Miller, according to Space.com
, explained the significance of the finding of thickened layers of sediment core in Iceland :"This gave us a great deal more confidence that there was a major perturbation to the Northern Hemisphere climate near the end of the 13th century."
Climate simulation models
reports the scientists also did a climate simulation that showed that major volcanic eruptions occurring close to each other could have cooled the Northern Hemisphere sufficiently to induce sea ice expansion and then a feedback loop as already described. According to Otto-Bliesner, climatologist at the National Center for Atmospheric Research, and co-author of the study: "Our simulations showed that the volcanic eruptions may have had a profound cooling effect. The eruptions could have triggered a chain reaction, affecting sea ice and ocean currents in a way that lowered temperatures for centuries."
According to Science Daily
, the researchers set solar radiation at a constant level in the climate simulation models they built and the results they got indicated that the Little Ice Age would have occurred without decreased summer solar radiation. The scientists thus concluded that decreased solar radiation may not have played a major role in causing the Little Ice Age, as some scientists have speculated in the past.

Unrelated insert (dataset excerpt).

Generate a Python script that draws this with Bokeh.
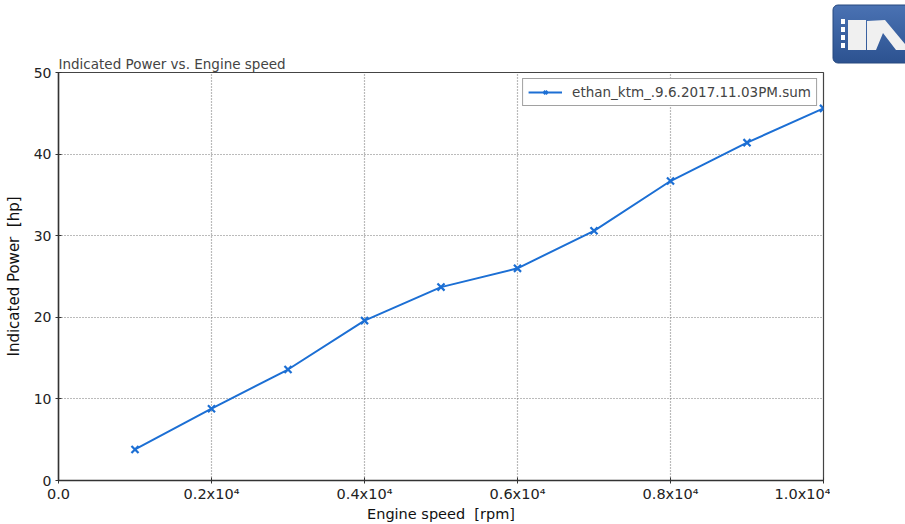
from bokeh.plotting import figure
from bokeh.models import Range1d, FixedTicker, Legend, LegendItem, Div
from bokeh.layouts import row
from bokeh.embed import file_html
from bokeh.resources import INLINE

# ---- data ----
speed_rpm = [1000, 2000, 3000, 4000, 5000, 6000, 7000, 8000, 9000, 10000]
power_hp = [3.8, 8.8, 13.6, 19.6, 23.7, 26.0, 30.6, 36.7, 41.4, 45.6]
series_name = "ethan_ktm_.9.6.2017.11.03PM.sum"
x_ticks = [0, 2000, 4000, 6000, 8000, 10000]
x_tick_labels = ["0.0", "0.2x10\u2074", "0.4x10\u2074", "0.6x10\u2074", "0.8x10\u2074", "1.0x10\u2074"]
y_ticks = [0, 10, 20, 30, 40, 50]

FONT = "DejaVu Sans"
BLUE = "#1c6fd4"

p = figure(width=830, height=524, x_range=Range1d(0, 10000), y_range=Range1d(0, 50),
           output_backend="svg", toolbar_location=None,
           min_border_left=58, min_border_right=7, min_border_top=72, min_border_bottom=43,
           title="Indicated Power vs. Engine speed")
p.title.text_font = FONT
p.title.text_font_size = "13.5px"
p.title.text_font_style = "normal"
p.title.align = "left"
p.title.offset = 0
p.title.standoff = 2

p.outline_line_color = "#444444"
p.outline_line_width = 1.2

for ax in (p.xaxis[0], p.yaxis[0]):
    ax.axis_line_color = "#333333"
    ax.axis_line_width = 1.5
    ax.major_tick_line_color = "#333333"
    ax.major_tick_in = 3
    ax.major_tick_out = 3
    ax.minor_tick_line_color = None
    ax.major_label_text_font = FONT
    ax.major_label_text_color = "#222222"
    ax.axis_label_text_font = FONT
    ax.axis_label_text_font_style = "normal"
    ax.axis_label_text_color = "#111111"

p.xaxis.ticker = FixedTicker(ticks=x_ticks)
p.xaxis.major_label_overrides = {t: l for t, l in zip(x_ticks, x_tick_labels)}
p.yaxis.ticker = FixedTicker(ticks=y_ticks)
p.xaxis.major_label_text_font_size = "14.5px"
p.yaxis.major_label_text_font_size = "14px"
p.xaxis.major_label_standoff = 2
p.yaxis.major_label_standoff = 4
p.xaxis.axis_label = "Engine speed \u00a0[rpm]"
p.yaxis.axis_label = "Indicated Power \u00a0[hp]"
p.xaxis.axis_label_text_font_size = "14.5px"
p.yaxis.axis_label_text_font_size = "15px"
p.xaxis.axis_label_standoff = 1
p.yaxis.axis_label_standoff = 8

p.grid.grid_line_color = "#777777"
p.grid.grid_line_dash = "1 2"
p.grid.grid_line_width = 1.2

ln = p.line(speed_rpm, power_hp, line_color=BLUE, line_width=2)
mk = p.scatter(speed_rpm, power_hp, marker="x", size=10, line_color=BLUE, line_width=2.2)

legend = Legend(items=[LegendItem(label=series_name, renderers=[ln, mk])],
                location="top_right")
legend.label_text_font = FONT
legend.label_text_font_size = "13.5px"
legend.border_line_color = "#444444"
legend.border_line_width = 1
legend.margin = 6
legend.padding = 5
legend.glyph_width = 34
legend.glyph_height = 12
legend.label_standoff = 10
legend.spacing = 0
legend.label_height = 12
p.add_layout(legend)

# ---- logo (decoration) ----
logo_svg = (
    '<svg width="75" height="70" xmlns="http://www.w3.org/2000/svg">'
    '<defs><linearGradient id="g" x1="0" y1="0" x2="0" y2="1">'
    '<stop offset="0" stop-color="#4a72b3"/><stop offset="1" stop-color="#2c5290"/>'
    '</linearGradient></defs>'
    '<rect x="3" y="5" width="80" height="58" rx="5" fill="url(#g)" stroke="#27497f"/>'
    '<rect x="11" y="19" width="4" height="5" fill="#fff"/>'
    '<rect x="11" y="27" width="4" height="5" fill="#fff"/>'
    '<rect x="11" y="35" width="4" height="5" fill="#fff"/>'
    '<rect x="11" y="43" width="4" height="5" fill="#fff"/>'
    '<rect x="18" y="20" width="18" height="30" fill="#f0f0f0"/>'
    '<polygon points="37,50 37,21 55,20 75,44 75,50 66,50 53,33 46,50" fill="#f0f0f0"/>'
    '</svg>'
)
logo = Div(text=logo_svg, width=75, height=70, margin=0)

layout = row(p, logo)
open("out.html", "w").write(file_html(layout, INLINE))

Volcanic eruptions, Little Ice Age and Global Warming
New York Times
reports that Otto-Bliesner said the study has importance for current debate on global warming. She said: “I think people might look at the Little Ice Age and think that all we need to save us from rising temperatures are some volcanic eruptions or the geo-engineering equivalent. But when you see what happened when global temperatures dropped by just one degree and you look at current predictions of six or seven degree increases for the future, you realize how precarious things are for life as we know it...I don’t see a lot of hope that we can somehow compensate for the climate trajectory we’re on."
The study was published in the journal Geophysical Research Letters.